Around two years ago I started to think about improving my stereo system. I was looking at different (commercial) options and the electrostats came into the spotlight. It did not take too much to find out that the magical electrostatic speaker can be built at home using tools and materials available for the average DIYer. As I have engineering and designing skills I thought I should give it a go.
I had Roger Sanders's esl cookbook to start with and later I have discovered a fellow DIYer Jazzmans's blog who carefully documented his own built.
While Mr Sanders's book is an excellent source for general information I also found it outdated. Nowdays we have more materials available and the building process has improved as well. Charlie's (Jazzman) blog contains all the details and background information that one needs to succeed with their own built.
Since I mostly followed Charlie's blog during my built I am not going to repeat it here, instead I am going to point out some key steps which I found necessary to be able to complete a working esl.
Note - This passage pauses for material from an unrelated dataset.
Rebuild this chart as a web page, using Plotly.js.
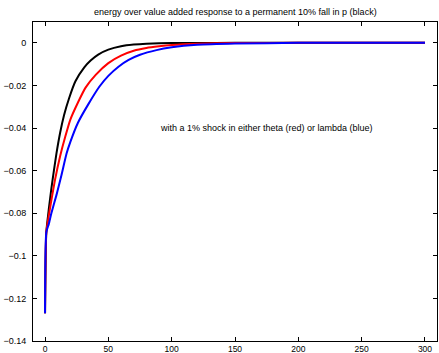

I found his process straightforward and simple. I tried to cut some corners here and there but soon realised that it always resulted in poorer quality and had to take a step back and start again. If one is just about to start their first built, it might be better to follow those advice first and than leave the tweaking for later.
Here are my additions to the process:
- when preparing the perforated metal sheet I think it is better to find a shop where they can roll the sheet flat instead of trying to do it by hand. It is essential to have a completely flat surface. The ideal stator spacing is around 1-2mm (fullrange panel >150-200Hz) and for better efficiency and higher spl it is essential to get close to the lower value. Therefore I would leave it to professionals. Because of the unevenness I ended up using 2mm spacing.
- I did not round the sharp edges, simple laziness! Instead I wrapped it around with electrician's insulating tape and it seems fine.
- I went for powder coating. The coating must be thick and cover the holes inside as well. It must be checked for defects and repaired or redone if needed to prevent arcing and for safety purposes! This cannot be emphasised enough!
- Best to use very high bound tape and a well known brand as spacer. These tapes have shelf life, so better check your source.
- I have seen many ways on how to attach cable to the coated panel. I simply cut a small 7X7mm square on the powder coating, scraped off inside the square and soldered the wire on. Simple! A powerful soldering iron is needed though.
- Stretching the mylar. Hahh, that was fun! See pictures.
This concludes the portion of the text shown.